Central Excise Valuation – Landmark Judgment

Fiat India has lost an almost decade-old battle with the excise department which had slapped a Rs 432 crore duty on the company for Uno cars sold below cost price between 1996 and 2001.

The excise department had discovered that the company was importing car kits in completely knocked down (CKD) and semi-knocked down condition and the cost of production of a single car was Rs 3,80,883 (CKD) and Rs 3,98,585 (SKD), respectively, against the assessable value of Rs 1,85,400. The tax department’s contention was that cars were imported at a higher price but were sold at loss for a consideration – to penetrate the market, a fact confirmed by the company. In a landmark judgment on August 29, the Supreme Court, while elucidating Secion 4(1)(a) of Central Excise Act, 1944, held that;

The important requirement of under Section 4(1)(a) is that the price must be sole and only consideration for the sale. If the sale is influenced by considerations other than the price, then, Section 4(1)(a) will not apply.

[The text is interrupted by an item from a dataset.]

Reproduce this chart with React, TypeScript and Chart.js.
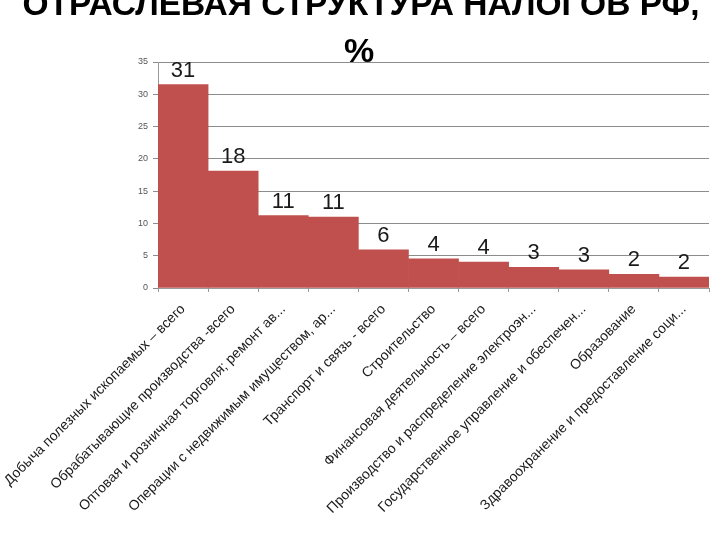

In the instant case, the main reason for the assessed to sell their cars at a lower price than the manufacturing cost and profit is to penetrate the market and this will constitute extra commercial consideration and not the sole consideration.

Arguing the case, Bishwajit Bhattacharyya, Additional Solicitor General of India, said that this judgment will bring about clarity and certainty in valuation under the central excise laws,”. The order will have wide implications as the tax department will now feel vindicated on its stand that the central excise duty is chargeable on manufacture or production of goods and not on the sale of goods.